A diplomatic source in Beijing said the central authorities had put together a war-chest of up to $100 billion–about one fourth of China’s foreign exchange holdings–to buy hi-tech, military, as well as “dual-use” products, and know-how from Europe in the first few years after the abolition of the ban. And, the source added, arms manufacturers and exporters in the U.S. will be putting pressure on Washington to follow the EU because “these American firms cannot afford to let their French, German, British and Scandinavian competitors dominate the world’s largest market.”
Given strong U.S. opposition and the fact that a unanimous decision among the EU’s 25 members is needed for canceling the arms ban on China, it is unlikely that Beijing could achieve its goal soon. However, the Chinese leadership has demonstrated its capacity to circumvent the ban by quietly buying sophisticated military equipment from individual European countries. For example, the U.S. has recently tried to bar the Czech Republic from selling a top-of-the-line radar system to China. At the same time, the increasing likelihood of Beijing procuring European weapons has prodded the Russians into selling more advanced hardware to China at lower prices. Russian Defense Minister Sergei Ivanov was in Beijing late last month to discuss a new paradigm for Russian-Chinese military cooperation.

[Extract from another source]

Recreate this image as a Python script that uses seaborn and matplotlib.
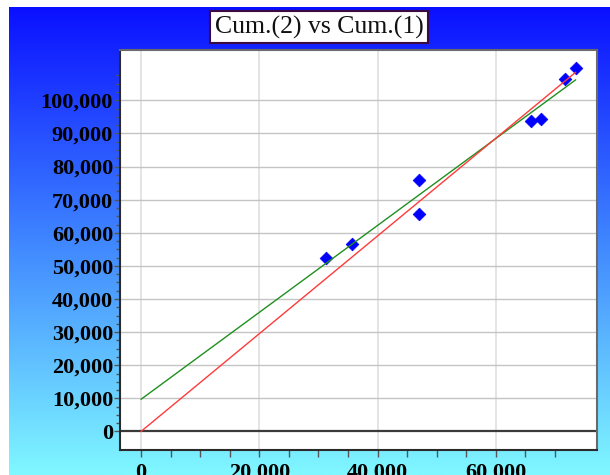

Despite China’s fast-growing military might and diplomatic clout–and the fact that its patience seems to be running out–it is too early to say the CCP leadership has embarked on a military solution of the Taiwan imbroglio. The Hu-Wen team’s top priority for the rest of the decade is still to develop the economy and boost the country’s comprehensive strength in the absence of military conflict. Aggressive moves it has taken such as lobbying the EU to lift its arms embargo and the possible enactment of the NRL, can be interpreted as psychological warfare to press Chen to abide by the “five no’s” pledge he made in 2000 (which includes no declaration of de jure independence and no change of the formal name of the island). More importantly, Beijing wants to send an unequivocal signal to Washington that it must play its part in reining in Chen in the coming four years. Much of the prosperity of Greater China, as well as stability in the Asia-Pacific region, hinges on the increasingly frigid cold war raging across the Taiwan Strait.